Monitor usage of deprecated endpoints and reach out to heavy users to assist with migration. Implement security-only updates for deprecated versions if critical vulnerabilities are discovered.
Security Testing
Regular security testing helps identify vulnerabilities before they can be exploited. Implement both automated and manual testing as part of your development and deployment process.
Automated Security Testing
Integrate security testing into your CI/CD pipeline using tools like OWASP ZAP, Burp Suite, or commercial security scanners. Test for common vulnerabilities like injection attacks, authentication bypasses, and authorization flaws.
Implement static code analysis to identify potential security issues in your codebase. Use dependency scanning tools to identify known vulnerabilities in third-party libraries and frameworks.
Penetration Testing
Conduct regular penetration testing by security professionals who can identify complex vulnerabilities that automated tools might miss. Focus on business logic flaws, privilege escalation, and complex attack chains.
Implement bug bounty programs to leverage the security community for ongoing vulnerability discovery. Provide clear scope and rules of engagement, and respond promptly to security reports.
Conclusion
API security requires a comprehensive approach that addresses authentication, authorization, input validation, transport security, and ongoing monitoring. No single security measure is sufficient - implement defense in depth with multiple layers of protection.

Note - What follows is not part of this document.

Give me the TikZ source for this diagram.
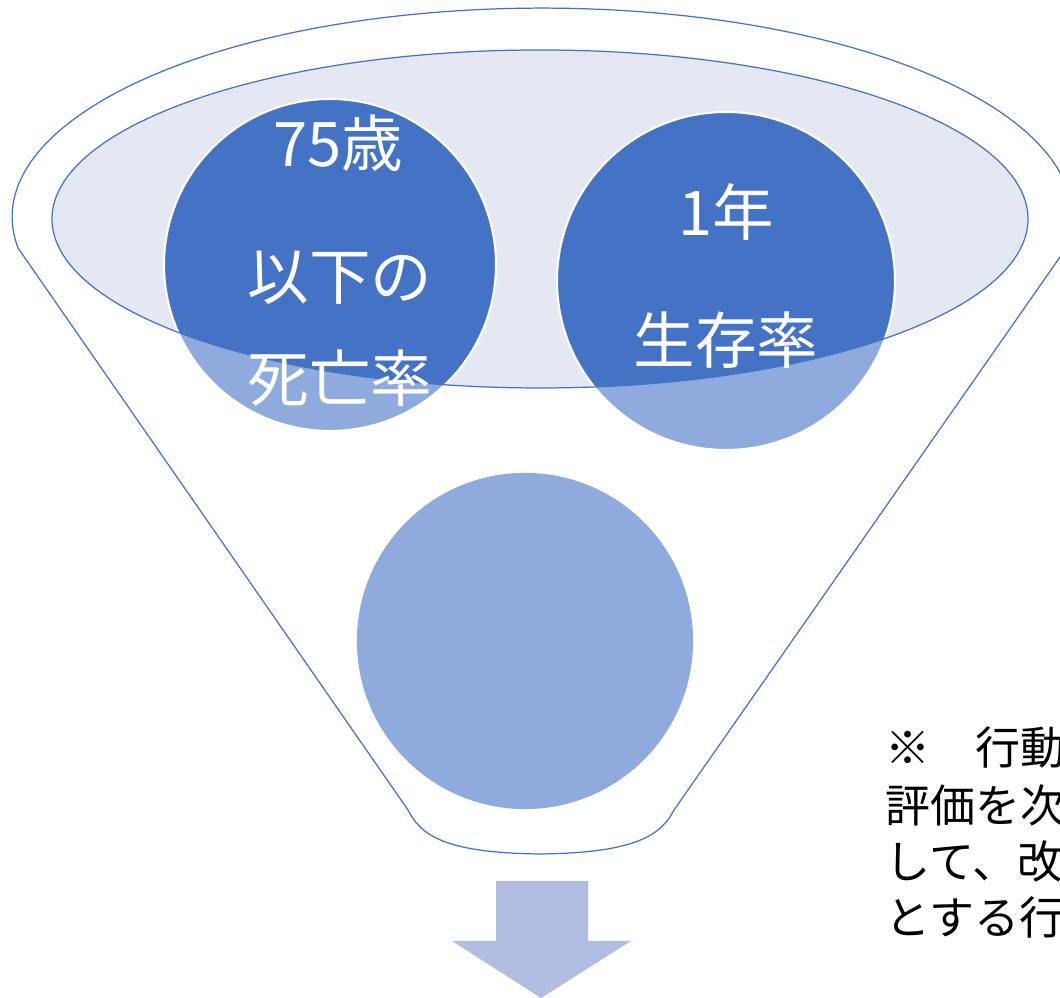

Stay informed about emerging threats and security best practices. Regularly review and update your security measures as your API evolves and new vulnerabilities are discovered. Remember that security is an ongoing process, not a one-time implementation.
Start with the fundamentals - strong authentication, input validation, and HTTPS - then build additional security layers based on your specific risk profile and requirements. Regular testing and monitoring will help you maintain security as your API grows and evolves.